Word for word, transcribe the lines below and drop the pictures.

■ ■ ■

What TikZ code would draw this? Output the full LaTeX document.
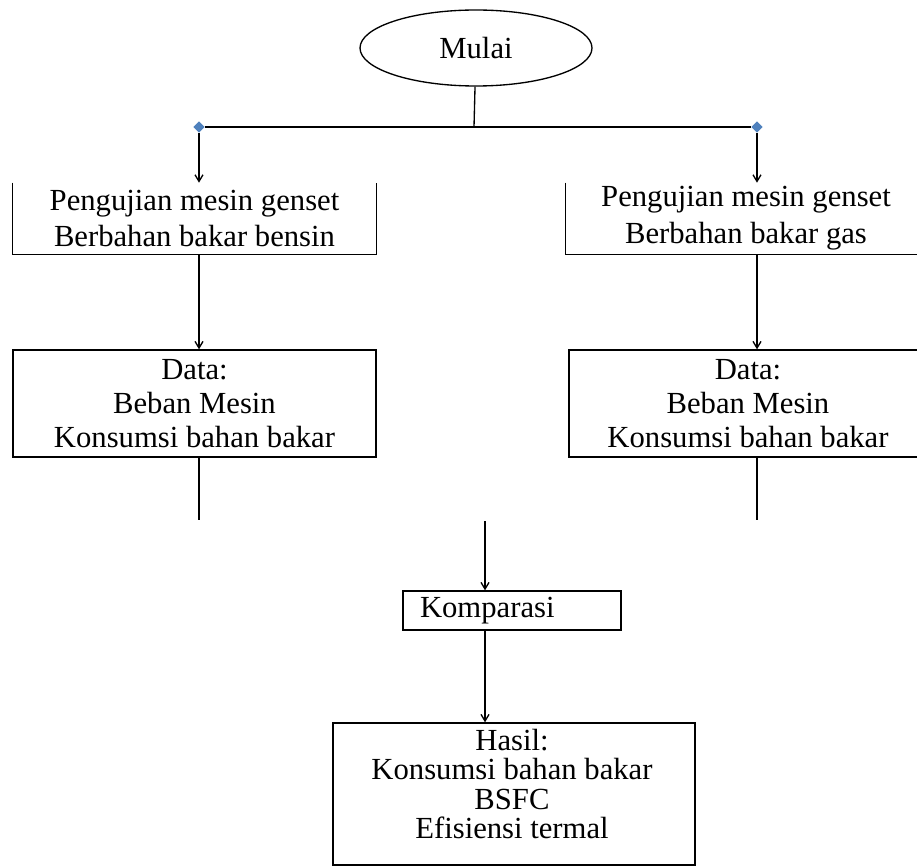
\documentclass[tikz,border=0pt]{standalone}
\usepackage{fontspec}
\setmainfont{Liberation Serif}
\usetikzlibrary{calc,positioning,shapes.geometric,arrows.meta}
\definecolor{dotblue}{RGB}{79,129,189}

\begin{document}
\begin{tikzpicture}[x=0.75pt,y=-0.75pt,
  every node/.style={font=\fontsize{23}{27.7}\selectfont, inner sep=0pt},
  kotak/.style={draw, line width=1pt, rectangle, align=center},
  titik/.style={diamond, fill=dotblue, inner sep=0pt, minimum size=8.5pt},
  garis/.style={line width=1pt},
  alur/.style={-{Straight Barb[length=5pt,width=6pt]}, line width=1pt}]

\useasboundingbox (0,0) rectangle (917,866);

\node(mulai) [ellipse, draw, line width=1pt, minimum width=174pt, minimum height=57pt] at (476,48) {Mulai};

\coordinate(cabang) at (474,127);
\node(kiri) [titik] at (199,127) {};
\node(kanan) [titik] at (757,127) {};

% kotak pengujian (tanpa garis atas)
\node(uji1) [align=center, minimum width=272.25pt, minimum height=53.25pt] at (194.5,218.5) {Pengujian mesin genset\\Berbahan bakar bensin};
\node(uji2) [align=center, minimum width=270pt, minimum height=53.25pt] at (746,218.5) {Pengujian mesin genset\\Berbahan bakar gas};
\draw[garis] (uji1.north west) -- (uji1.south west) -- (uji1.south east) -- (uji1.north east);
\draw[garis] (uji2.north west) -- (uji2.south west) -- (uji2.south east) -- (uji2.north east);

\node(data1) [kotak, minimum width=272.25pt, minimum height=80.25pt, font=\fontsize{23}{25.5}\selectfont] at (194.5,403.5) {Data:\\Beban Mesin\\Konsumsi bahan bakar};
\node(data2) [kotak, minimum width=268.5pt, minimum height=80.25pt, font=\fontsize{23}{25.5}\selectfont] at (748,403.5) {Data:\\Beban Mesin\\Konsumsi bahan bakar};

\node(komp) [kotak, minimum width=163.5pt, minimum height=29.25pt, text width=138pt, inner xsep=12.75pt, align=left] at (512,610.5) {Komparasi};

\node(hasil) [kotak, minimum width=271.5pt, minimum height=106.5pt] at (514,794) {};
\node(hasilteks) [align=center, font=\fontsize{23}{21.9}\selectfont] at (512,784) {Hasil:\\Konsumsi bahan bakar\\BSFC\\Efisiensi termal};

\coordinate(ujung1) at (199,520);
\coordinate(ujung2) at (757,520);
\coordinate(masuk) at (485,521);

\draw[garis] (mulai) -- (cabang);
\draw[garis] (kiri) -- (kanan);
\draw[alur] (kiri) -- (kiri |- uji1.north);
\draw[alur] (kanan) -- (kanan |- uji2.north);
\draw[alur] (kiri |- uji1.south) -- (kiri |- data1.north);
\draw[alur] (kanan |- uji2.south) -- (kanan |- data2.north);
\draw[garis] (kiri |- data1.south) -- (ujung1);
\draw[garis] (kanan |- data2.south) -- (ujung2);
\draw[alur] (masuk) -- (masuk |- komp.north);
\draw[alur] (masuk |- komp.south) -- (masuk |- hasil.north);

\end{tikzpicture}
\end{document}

■ ■ ■

**Worked solution:**
What TikZ code would draw this? Output the full LaTeX document.
\documentclass[tikz,border=0pt]{standalone}
\usepackage{fontspec}
\setmainfont{Liberation Serif}
\usetikzlibrary{calc,positioning,shapes.geometric,arrows.meta}
\definecolor{dotblue}{RGB}{79,129,189}

\begin{document}
\begin{tikzpicture}[x=0.75pt,y=-0.75pt,
  every node/.style={font=\fontsize{23}{27.7}\selectfont, inner sep=0pt},
  kotak/.style={draw, line width=1pt, rectangle, align=center},
  titik/.style={diamond, fill=dotblue, inner sep=0pt, minimum size=8.5pt},
  garis/.style={line width=1pt},
  alur/.style={-{Straight Barb[length=5pt,width=6pt]}, line width=1pt}]

\useasboundingbox (0,0) rectangle (917,866);

\node(mulai) [ellipse, draw, line width=1pt, minimum width=174pt, minimum height=57pt] at (476,48) {Mulai};

\coordinate(cabang) at (474,127);
\node(kiri) [titik] at (199,127) {};
\node(kanan) [titik] at (757,127) {};

% kotak pengujian (tanpa garis atas)
\node(uji1) [align=center, minimum width=272.25pt, minimum height=53.25pt] at (194.5,218.5) {Pengujian mesin genset\\Berbahan bakar bensin};
\node(uji2) [align=center, minimum width=270pt, minimum height=53.25pt] at (746,218.5) {Pengujian mesin genset\\Berbahan bakar gas};
\draw[garis] (uji1.north west) -- (uji1.south west) -- (uji1.south east) -- (uji1.north east);
\draw[garis] (uji2.north west) -- (uji2.south west) -- (uji2.south east) -- (uji2.north east);

\node(data1) [kotak, minimum width=272.25pt, minimum height=80.25pt, font=\fontsize{23}{25.5}\selectfont] at (194.5,403.5) {Data:\\Beban Mesin\\Konsumsi bahan bakar};
\node(data2) [kotak, minimum width=268.5pt, minimum height=80.25pt, font=\fontsize{23}{25.5}\selectfont] at (748,403.5) {Data:\\Beban Mesin\\Konsumsi bahan bakar};

\node(komp) [kotak, minimum width=163.5pt, minimum height=29.25pt, text width=138pt, inner xsep=12.75pt, align=left] at (512,610.5) {Komparasi};

\node(hasil) [kotak, minimum width=271.5pt, minimum height=106.5pt] at (514,794) {};
\node(hasilteks) [align=center, font=\fontsize{23}{21.9}\selectfont] at (512,784) {Hasil:\\Konsumsi bahan bakar\\BSFC\\Efisiensi termal};

\coordinate(ujung1) at (199,520);
\coordinate(ujung2) at (757,520);
\coordinate(masuk) at (485,521);

\draw[garis] (mulai) -- (cabang);
\draw[garis] (kiri) -- (kanan);
\draw[alur] (kiri) -- (kiri |- uji1.north);
\draw[alur] (kanan) -- (kanan |- uji2.north);
\draw[alur] (kiri |- uji1.south) -- (kiri |- data1.north);
\draw[alur] (kanan |- uji2.south) -- (kanan |- data2.north);
\draw[garis] (kiri |- data1.south) -- (ujung1);
\draw[garis] (kanan |- data2.south) -- (ujung2);
\draw[alur] (masuk) -- (masuk |- komp.north);
\draw[alur] (masuk |- komp.south) -- (masuk |- hasil.north);

\end{tikzpicture}
\end{document}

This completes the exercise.